- Request
Review the material and extract every line in which the word "that" occurs.

- Stored data
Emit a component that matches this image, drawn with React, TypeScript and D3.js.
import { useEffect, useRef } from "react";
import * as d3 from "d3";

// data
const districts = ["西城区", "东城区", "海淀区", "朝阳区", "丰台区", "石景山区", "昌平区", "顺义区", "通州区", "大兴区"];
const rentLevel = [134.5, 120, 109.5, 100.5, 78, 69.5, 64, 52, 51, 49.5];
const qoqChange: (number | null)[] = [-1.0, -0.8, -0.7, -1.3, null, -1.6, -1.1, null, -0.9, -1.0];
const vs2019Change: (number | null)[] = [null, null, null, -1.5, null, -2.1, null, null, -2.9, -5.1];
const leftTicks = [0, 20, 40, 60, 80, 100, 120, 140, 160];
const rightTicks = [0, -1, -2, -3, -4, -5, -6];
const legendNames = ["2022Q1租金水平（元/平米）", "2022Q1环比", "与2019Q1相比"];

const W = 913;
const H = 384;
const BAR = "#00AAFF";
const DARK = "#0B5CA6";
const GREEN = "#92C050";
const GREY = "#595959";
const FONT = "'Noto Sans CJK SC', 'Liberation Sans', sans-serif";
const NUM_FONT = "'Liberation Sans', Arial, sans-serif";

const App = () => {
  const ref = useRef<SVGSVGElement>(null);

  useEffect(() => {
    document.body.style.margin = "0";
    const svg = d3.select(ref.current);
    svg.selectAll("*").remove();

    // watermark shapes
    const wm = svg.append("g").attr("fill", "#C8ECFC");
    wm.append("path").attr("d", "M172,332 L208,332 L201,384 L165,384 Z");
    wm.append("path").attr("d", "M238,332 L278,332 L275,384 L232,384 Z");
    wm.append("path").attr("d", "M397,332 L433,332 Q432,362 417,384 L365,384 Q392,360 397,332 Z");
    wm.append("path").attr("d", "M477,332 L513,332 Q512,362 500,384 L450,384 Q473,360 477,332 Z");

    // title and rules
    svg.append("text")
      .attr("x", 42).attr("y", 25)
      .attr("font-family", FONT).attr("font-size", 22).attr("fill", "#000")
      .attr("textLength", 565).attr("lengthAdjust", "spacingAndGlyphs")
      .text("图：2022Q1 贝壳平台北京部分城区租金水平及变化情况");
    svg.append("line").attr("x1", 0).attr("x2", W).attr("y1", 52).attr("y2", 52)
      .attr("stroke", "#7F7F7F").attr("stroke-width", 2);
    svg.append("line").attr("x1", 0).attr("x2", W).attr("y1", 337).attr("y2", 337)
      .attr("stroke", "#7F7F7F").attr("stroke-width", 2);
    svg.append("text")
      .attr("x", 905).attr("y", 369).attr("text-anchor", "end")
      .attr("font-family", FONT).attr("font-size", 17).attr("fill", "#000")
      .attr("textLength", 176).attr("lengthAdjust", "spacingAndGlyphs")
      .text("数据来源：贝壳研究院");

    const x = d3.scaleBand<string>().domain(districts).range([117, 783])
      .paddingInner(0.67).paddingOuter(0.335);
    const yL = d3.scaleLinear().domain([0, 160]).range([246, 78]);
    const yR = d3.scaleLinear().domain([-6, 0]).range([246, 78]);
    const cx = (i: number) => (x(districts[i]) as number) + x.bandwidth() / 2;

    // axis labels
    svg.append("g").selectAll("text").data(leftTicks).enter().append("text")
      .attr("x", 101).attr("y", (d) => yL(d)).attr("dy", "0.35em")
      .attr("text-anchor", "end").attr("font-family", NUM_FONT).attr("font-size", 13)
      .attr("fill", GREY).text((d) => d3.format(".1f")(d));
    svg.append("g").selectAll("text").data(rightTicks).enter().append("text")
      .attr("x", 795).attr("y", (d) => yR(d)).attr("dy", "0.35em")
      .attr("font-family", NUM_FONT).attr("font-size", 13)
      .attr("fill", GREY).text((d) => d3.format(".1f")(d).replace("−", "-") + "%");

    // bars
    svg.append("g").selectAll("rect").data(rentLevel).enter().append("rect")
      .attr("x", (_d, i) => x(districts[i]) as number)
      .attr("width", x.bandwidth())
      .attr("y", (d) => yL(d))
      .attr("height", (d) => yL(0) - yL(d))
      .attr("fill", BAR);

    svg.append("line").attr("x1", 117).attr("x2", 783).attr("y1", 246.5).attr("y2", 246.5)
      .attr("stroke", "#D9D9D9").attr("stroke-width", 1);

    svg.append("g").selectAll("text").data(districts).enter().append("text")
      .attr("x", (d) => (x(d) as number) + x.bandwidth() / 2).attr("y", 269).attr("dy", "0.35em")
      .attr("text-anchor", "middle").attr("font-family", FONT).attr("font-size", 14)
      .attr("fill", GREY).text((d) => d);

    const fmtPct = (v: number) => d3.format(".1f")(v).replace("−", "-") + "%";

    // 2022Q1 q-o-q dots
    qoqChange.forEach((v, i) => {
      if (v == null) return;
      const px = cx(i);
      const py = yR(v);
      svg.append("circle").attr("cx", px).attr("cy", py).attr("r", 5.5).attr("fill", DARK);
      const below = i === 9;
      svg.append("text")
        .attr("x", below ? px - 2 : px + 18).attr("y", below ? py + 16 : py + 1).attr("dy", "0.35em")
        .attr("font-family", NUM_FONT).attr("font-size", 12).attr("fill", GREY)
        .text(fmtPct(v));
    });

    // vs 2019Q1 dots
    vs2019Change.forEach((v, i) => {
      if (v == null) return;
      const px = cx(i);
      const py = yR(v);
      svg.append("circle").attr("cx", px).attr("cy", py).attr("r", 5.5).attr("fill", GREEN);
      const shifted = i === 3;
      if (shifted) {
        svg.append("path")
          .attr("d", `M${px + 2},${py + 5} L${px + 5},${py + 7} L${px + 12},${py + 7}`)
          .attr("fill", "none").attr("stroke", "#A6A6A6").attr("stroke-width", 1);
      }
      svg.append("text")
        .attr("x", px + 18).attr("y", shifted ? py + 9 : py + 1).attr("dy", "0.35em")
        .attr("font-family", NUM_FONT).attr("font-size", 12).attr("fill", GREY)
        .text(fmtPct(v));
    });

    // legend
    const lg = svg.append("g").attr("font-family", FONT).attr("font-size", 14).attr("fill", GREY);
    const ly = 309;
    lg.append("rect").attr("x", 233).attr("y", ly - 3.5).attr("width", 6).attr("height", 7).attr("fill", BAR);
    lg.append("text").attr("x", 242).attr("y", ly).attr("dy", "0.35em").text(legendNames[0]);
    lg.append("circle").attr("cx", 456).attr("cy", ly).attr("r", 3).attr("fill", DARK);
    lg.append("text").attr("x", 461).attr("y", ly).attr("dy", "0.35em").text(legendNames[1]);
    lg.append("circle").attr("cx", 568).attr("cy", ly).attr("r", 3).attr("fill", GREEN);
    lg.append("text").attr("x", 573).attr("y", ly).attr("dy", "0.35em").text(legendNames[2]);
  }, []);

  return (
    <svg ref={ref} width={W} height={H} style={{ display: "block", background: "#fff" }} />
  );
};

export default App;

...

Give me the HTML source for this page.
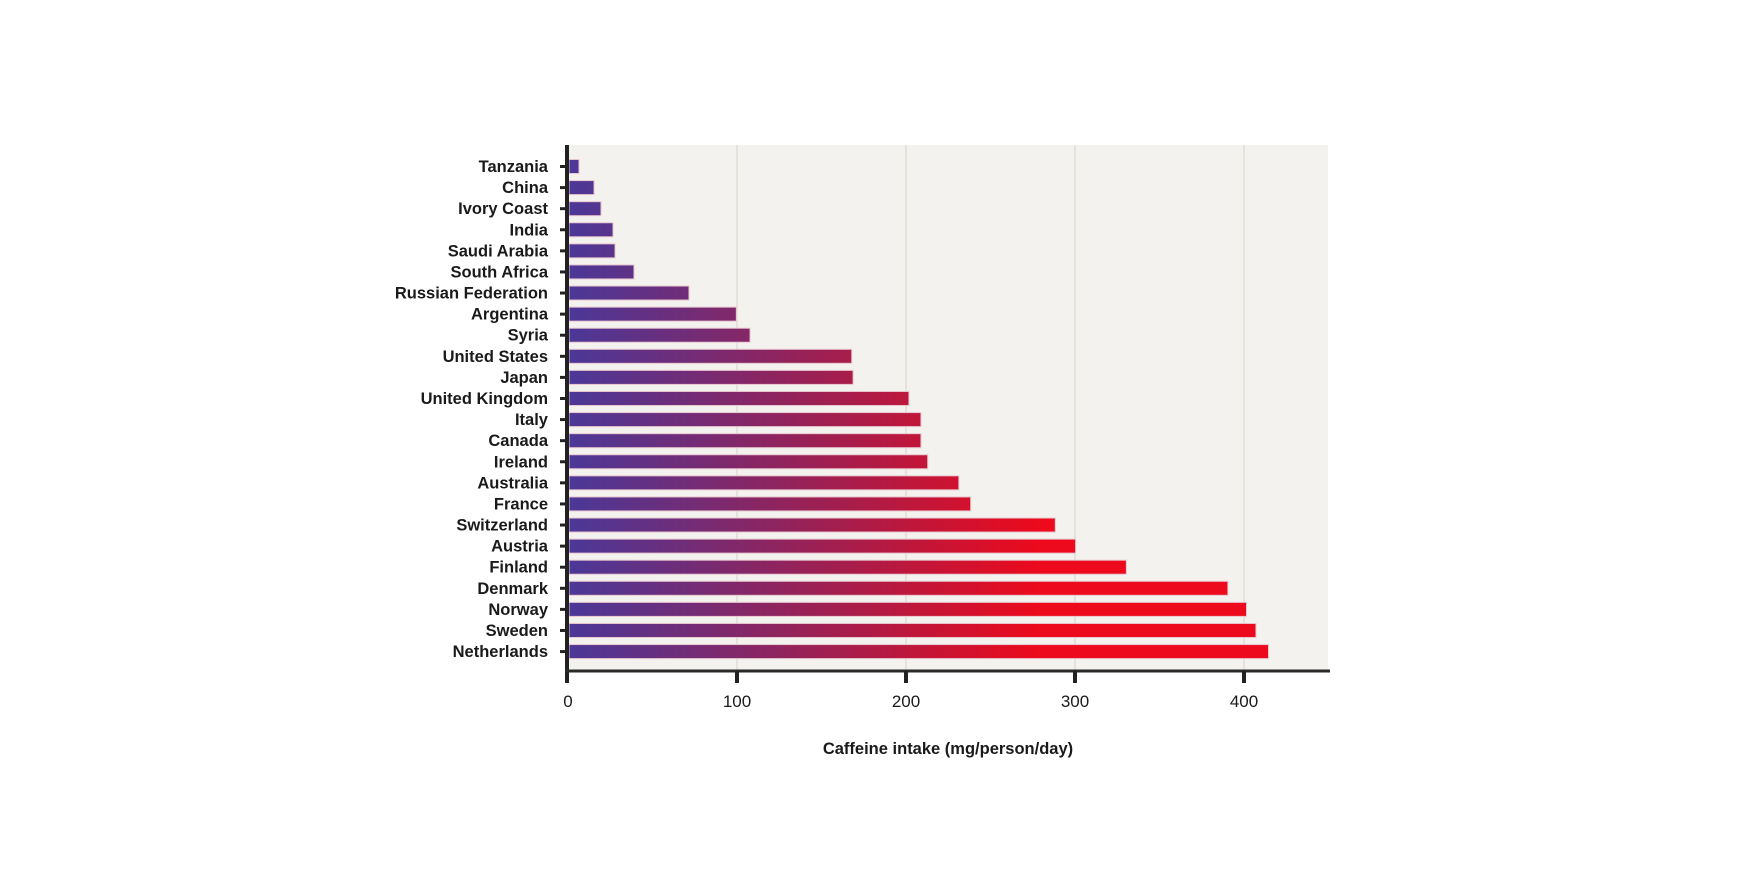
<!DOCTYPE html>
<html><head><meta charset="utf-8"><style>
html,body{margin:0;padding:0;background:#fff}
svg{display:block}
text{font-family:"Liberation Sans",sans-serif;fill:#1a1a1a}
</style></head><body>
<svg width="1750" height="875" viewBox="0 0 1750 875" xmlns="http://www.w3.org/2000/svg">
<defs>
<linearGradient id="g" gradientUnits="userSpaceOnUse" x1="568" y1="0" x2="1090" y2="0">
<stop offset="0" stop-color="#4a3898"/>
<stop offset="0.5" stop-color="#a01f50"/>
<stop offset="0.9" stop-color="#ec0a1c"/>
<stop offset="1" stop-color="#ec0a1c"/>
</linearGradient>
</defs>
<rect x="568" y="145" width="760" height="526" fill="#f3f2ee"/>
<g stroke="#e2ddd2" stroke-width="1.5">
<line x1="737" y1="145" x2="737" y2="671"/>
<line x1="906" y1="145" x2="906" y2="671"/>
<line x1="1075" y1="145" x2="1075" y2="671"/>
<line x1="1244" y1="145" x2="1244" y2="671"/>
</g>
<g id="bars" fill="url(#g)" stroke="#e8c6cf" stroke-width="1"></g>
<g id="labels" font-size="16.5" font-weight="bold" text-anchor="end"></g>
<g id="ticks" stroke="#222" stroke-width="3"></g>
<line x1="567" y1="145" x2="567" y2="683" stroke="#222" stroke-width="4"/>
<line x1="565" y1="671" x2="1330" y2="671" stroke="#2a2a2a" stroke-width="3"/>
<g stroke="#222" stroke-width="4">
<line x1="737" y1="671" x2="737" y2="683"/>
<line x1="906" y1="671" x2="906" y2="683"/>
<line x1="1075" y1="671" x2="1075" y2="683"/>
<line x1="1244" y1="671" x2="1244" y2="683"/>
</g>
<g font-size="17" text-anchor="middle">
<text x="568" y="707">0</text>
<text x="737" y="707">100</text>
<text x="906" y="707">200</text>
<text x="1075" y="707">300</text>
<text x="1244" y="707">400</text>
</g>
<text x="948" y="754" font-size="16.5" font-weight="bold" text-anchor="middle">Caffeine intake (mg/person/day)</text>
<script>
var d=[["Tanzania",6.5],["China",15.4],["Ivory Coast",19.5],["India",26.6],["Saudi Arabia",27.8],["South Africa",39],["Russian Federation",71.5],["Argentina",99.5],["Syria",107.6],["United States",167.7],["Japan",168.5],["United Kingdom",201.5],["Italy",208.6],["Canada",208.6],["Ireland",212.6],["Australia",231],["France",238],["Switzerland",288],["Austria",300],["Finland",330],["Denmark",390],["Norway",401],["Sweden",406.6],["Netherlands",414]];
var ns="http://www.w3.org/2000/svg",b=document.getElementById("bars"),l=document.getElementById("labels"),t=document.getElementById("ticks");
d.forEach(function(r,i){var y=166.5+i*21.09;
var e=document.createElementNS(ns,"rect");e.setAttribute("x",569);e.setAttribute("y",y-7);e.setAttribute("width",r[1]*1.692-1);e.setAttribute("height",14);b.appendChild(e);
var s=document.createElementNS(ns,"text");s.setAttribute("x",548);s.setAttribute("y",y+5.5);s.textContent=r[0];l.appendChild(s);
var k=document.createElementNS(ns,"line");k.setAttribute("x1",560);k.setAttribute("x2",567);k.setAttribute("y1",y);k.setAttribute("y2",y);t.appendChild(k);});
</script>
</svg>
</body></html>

...

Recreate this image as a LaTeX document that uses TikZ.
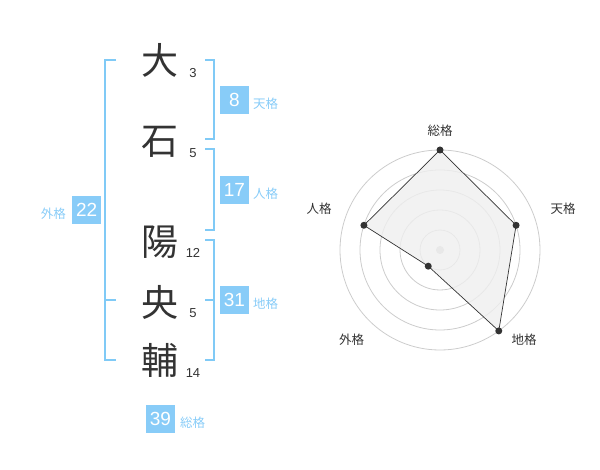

- Answer to this task
Emit a component that matches this image, drawn with React, TypeScript and D3.js.
Recreate this image as a LaTeX document that uses TikZ.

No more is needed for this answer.